▶ _Records with drawing code_:
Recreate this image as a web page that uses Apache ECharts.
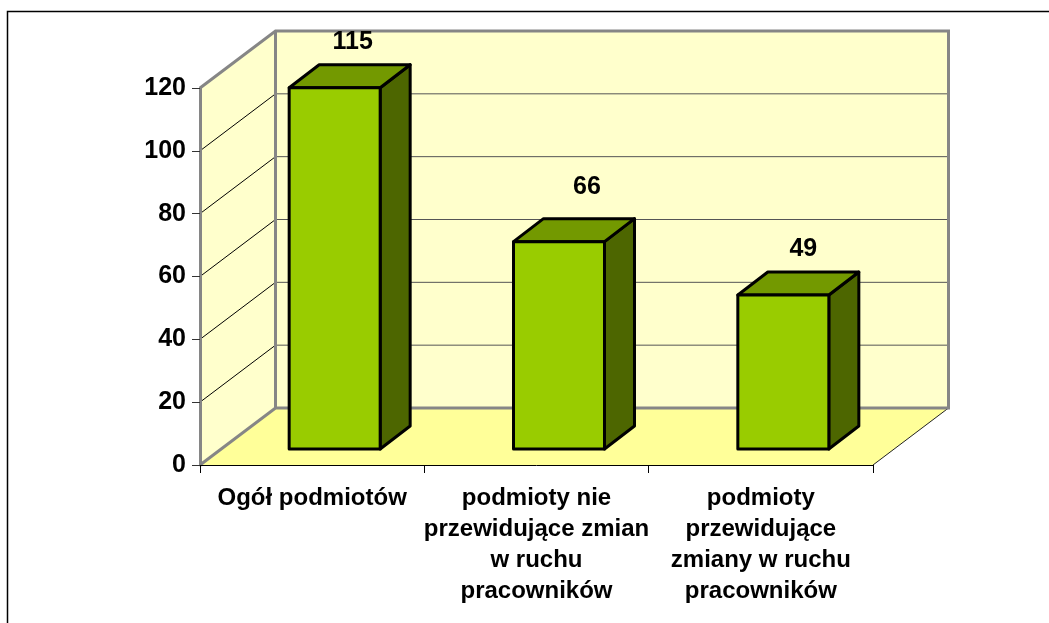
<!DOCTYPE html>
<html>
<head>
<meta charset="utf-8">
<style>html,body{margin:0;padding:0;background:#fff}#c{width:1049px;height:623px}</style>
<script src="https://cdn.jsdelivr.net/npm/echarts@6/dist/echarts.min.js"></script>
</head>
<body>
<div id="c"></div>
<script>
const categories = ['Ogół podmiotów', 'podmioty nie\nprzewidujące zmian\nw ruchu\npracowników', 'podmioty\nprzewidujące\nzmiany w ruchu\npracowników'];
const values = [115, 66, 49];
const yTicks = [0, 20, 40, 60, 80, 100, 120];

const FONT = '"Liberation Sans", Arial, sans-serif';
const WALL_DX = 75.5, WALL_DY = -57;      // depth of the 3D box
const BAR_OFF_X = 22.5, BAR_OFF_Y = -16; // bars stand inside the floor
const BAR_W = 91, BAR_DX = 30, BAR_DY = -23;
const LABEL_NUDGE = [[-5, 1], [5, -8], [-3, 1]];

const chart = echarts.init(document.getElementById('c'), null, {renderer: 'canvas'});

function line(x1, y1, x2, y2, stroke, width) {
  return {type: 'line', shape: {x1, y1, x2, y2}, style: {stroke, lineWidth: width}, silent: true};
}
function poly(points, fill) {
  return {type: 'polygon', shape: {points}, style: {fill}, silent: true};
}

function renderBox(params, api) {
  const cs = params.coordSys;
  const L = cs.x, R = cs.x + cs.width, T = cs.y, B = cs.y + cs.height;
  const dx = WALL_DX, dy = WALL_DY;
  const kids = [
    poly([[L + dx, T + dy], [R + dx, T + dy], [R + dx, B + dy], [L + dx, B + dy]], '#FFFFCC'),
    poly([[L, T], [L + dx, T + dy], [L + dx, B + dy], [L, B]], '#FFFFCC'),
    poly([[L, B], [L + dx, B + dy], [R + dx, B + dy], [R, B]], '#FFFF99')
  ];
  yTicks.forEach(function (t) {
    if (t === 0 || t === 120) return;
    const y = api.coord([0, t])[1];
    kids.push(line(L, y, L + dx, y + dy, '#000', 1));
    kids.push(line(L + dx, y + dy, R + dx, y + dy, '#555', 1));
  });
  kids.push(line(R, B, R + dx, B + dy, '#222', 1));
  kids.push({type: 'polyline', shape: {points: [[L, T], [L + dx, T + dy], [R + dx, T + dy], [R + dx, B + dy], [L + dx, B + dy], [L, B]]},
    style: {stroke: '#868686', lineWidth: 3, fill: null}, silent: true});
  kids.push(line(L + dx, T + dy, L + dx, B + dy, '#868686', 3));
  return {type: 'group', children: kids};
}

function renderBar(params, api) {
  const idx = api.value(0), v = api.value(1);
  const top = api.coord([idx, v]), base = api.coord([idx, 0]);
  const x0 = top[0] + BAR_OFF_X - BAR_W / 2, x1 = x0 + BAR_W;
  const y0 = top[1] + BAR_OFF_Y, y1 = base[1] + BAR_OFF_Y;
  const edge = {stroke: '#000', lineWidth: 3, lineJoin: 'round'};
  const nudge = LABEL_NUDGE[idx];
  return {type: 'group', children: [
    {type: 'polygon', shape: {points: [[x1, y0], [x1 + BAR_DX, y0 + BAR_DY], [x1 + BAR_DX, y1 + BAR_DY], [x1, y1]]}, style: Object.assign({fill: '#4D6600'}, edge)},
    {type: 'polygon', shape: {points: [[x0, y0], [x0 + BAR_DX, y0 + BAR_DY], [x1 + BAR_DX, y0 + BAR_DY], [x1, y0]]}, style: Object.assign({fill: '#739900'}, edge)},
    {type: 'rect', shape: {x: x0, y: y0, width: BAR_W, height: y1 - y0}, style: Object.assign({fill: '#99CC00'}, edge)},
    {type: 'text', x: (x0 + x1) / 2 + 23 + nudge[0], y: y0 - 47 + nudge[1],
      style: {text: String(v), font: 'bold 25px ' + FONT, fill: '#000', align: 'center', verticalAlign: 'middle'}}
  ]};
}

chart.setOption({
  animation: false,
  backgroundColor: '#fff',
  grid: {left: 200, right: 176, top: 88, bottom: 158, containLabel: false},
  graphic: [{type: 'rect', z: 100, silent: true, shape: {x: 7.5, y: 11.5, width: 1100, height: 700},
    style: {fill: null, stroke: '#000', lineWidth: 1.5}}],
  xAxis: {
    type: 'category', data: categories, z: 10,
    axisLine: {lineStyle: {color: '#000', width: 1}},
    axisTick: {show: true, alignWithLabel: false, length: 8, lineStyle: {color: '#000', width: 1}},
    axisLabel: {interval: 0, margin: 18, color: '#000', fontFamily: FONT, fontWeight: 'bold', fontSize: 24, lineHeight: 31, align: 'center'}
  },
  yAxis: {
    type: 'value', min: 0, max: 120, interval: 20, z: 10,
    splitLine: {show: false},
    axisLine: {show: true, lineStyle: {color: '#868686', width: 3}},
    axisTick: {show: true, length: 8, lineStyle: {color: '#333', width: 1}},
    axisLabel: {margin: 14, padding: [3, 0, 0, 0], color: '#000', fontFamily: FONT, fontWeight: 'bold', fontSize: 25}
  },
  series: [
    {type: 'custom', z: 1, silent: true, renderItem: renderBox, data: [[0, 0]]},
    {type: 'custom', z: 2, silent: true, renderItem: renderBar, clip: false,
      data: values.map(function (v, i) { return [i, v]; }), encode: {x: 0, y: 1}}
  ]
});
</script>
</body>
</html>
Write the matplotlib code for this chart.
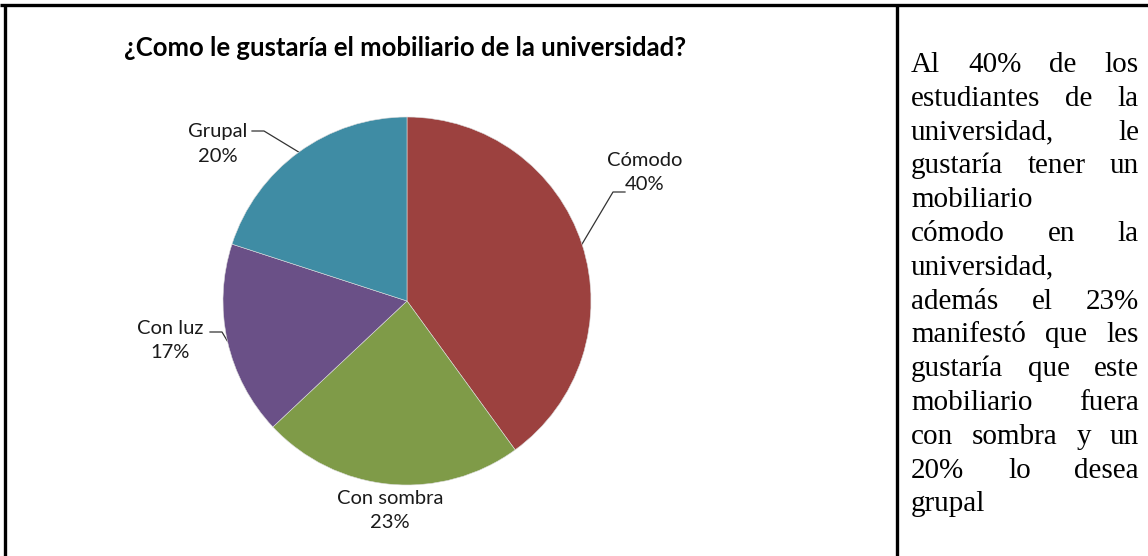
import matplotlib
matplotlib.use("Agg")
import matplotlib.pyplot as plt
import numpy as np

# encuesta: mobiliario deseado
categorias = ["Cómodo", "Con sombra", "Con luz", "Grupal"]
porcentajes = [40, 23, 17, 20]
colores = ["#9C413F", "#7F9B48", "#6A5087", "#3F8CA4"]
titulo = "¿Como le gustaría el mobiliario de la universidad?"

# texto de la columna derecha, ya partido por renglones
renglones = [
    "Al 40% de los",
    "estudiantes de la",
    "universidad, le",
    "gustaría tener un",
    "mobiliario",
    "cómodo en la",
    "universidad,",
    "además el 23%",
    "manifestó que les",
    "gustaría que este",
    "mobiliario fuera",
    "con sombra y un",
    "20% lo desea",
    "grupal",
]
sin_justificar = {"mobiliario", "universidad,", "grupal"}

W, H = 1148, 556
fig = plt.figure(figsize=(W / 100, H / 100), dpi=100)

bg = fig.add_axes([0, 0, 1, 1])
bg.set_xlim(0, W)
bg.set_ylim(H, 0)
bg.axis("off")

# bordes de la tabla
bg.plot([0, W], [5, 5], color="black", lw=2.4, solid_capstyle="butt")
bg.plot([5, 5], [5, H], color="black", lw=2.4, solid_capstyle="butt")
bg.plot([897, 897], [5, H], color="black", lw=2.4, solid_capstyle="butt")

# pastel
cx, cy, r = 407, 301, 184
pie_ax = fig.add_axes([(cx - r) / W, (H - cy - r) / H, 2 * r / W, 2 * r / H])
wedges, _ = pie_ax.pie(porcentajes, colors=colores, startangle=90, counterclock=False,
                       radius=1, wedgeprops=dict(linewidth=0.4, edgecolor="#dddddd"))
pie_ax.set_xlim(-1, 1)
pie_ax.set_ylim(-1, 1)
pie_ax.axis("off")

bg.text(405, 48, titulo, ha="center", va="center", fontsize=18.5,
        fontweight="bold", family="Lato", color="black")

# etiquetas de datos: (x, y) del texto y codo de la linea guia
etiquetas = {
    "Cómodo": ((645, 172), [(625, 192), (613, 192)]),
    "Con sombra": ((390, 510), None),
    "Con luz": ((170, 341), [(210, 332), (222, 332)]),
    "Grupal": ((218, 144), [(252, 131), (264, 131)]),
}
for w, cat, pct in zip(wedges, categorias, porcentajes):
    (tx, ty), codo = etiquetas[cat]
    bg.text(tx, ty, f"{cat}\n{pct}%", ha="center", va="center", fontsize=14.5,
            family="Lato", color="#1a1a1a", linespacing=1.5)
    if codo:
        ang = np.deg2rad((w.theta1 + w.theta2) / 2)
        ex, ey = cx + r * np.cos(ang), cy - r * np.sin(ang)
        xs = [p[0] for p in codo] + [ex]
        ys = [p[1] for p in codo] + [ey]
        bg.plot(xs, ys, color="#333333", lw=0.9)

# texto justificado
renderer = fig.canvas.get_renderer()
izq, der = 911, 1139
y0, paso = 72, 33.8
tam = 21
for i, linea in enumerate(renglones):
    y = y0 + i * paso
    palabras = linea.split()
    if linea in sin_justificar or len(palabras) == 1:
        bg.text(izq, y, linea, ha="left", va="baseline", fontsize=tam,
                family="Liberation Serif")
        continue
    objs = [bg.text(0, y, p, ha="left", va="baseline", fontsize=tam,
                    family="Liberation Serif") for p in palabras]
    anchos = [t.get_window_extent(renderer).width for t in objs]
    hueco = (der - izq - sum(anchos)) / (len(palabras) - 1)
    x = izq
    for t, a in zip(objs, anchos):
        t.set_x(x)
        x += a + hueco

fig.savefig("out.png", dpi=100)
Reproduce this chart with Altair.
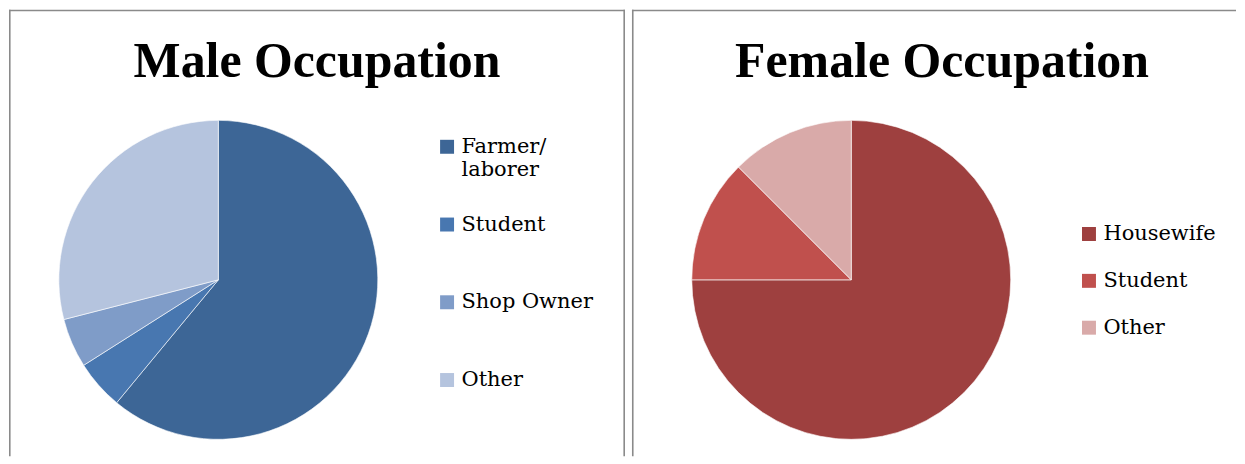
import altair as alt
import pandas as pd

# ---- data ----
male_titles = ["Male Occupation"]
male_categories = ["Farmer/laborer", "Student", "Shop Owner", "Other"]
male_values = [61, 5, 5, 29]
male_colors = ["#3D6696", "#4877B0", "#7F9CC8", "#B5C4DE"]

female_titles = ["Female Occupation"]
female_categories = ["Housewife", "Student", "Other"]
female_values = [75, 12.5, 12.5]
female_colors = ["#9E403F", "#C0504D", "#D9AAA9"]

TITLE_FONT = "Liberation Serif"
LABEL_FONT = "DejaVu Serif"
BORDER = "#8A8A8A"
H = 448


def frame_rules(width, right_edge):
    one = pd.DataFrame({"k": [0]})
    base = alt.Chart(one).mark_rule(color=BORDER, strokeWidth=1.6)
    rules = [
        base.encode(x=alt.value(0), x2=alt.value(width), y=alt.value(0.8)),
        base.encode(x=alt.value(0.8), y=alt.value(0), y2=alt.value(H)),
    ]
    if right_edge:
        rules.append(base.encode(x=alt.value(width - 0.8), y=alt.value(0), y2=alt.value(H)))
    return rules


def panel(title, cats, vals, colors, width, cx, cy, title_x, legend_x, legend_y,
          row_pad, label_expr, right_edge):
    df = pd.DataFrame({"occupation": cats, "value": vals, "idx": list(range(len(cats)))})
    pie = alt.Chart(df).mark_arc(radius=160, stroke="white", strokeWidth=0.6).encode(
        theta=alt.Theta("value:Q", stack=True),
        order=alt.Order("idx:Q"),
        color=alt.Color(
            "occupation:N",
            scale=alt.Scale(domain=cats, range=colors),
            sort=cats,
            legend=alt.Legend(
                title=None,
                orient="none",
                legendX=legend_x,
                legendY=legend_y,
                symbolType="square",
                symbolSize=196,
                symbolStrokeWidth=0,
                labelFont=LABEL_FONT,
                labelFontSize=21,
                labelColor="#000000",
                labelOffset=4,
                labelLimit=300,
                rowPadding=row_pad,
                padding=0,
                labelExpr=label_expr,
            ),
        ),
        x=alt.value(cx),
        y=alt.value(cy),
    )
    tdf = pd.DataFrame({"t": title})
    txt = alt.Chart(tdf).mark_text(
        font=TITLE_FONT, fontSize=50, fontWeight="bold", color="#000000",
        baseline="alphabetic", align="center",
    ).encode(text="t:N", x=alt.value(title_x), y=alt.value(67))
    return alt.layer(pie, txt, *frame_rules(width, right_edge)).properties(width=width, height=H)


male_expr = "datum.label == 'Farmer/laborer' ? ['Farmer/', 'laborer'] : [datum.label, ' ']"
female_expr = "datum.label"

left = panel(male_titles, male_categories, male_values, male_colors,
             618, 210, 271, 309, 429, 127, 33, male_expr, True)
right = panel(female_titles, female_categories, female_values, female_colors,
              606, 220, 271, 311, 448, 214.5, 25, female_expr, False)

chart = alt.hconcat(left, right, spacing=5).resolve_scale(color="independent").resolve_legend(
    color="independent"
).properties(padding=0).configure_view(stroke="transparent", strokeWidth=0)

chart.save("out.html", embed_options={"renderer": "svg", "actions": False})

▶ _WHAT IS BEING ASKED_:
Every line of the records that includes the word "this" should be gathered.

▶ _THE SOLUTION_:
Recreate this image as a web page that uses Apache ECharts.
Write the matplotlib code for this chart.
Reproduce this chart with Altair.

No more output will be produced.